--- begin Given data ---
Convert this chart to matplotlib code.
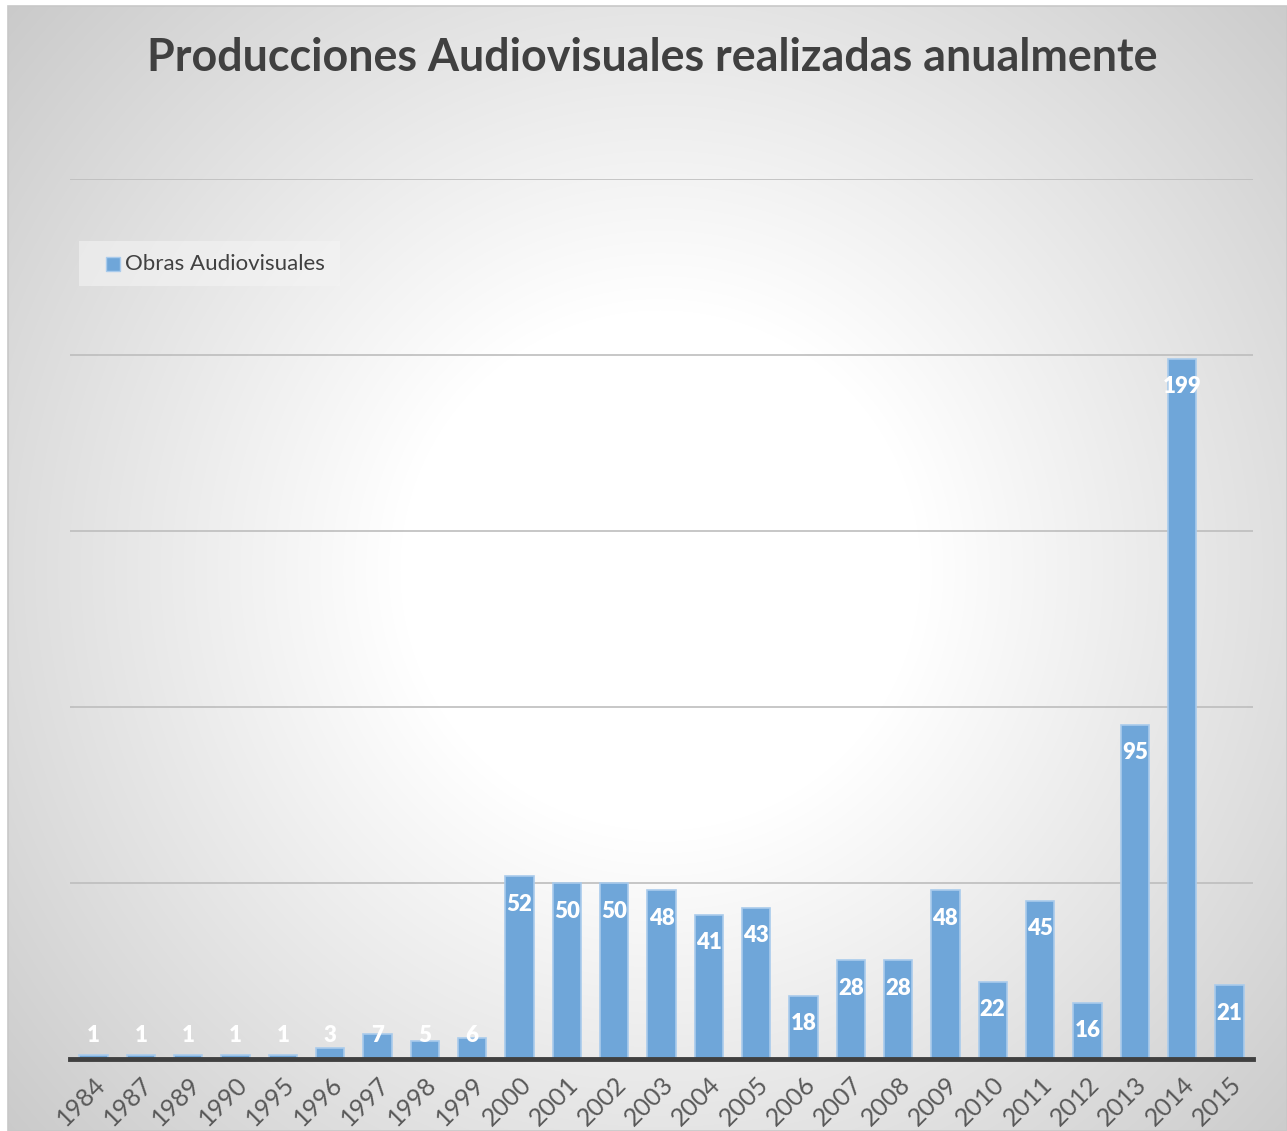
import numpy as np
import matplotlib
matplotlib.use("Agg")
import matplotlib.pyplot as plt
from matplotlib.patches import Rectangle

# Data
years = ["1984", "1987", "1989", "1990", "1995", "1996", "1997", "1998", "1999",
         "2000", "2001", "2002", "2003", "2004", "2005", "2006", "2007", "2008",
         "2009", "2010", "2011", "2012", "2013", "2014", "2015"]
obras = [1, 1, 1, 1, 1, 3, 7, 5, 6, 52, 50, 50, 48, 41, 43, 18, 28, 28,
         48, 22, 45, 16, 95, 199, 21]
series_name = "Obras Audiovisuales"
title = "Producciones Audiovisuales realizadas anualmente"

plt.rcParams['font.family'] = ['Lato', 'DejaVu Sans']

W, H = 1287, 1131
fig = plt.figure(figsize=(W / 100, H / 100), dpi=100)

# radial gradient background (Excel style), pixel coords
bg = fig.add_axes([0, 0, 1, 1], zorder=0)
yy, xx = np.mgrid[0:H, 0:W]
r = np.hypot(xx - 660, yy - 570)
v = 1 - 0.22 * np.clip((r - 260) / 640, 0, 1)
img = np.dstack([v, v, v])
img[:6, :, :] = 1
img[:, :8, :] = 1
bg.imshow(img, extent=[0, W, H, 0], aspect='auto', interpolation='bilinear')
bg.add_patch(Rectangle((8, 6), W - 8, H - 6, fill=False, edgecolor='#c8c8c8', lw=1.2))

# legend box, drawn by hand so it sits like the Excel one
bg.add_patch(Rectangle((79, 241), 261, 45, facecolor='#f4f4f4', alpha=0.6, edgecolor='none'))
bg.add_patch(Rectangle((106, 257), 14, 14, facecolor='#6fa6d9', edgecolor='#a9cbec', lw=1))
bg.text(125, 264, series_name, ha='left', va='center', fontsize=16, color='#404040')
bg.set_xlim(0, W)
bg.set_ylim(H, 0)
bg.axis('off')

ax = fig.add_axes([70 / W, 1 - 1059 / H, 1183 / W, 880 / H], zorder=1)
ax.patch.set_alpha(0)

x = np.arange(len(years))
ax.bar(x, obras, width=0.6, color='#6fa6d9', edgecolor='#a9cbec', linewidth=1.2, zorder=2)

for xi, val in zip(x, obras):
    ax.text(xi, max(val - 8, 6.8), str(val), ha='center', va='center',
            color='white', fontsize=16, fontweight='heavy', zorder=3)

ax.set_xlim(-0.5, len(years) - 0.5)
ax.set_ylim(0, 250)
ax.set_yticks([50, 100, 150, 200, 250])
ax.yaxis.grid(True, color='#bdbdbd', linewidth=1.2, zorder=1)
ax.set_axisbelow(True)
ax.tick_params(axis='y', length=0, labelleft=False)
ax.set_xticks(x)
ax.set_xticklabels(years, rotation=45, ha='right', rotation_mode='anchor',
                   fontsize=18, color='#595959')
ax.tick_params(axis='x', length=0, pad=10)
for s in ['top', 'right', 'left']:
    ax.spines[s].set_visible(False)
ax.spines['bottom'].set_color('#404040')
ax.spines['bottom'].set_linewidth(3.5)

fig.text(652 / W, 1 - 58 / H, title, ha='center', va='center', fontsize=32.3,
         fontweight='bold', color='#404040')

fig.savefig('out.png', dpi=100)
--- end Given data ---
• [The problem]: Copy out the lines in which the string "chart" appears.

• [Complete output]:
Convert this chart to matplotlib code.

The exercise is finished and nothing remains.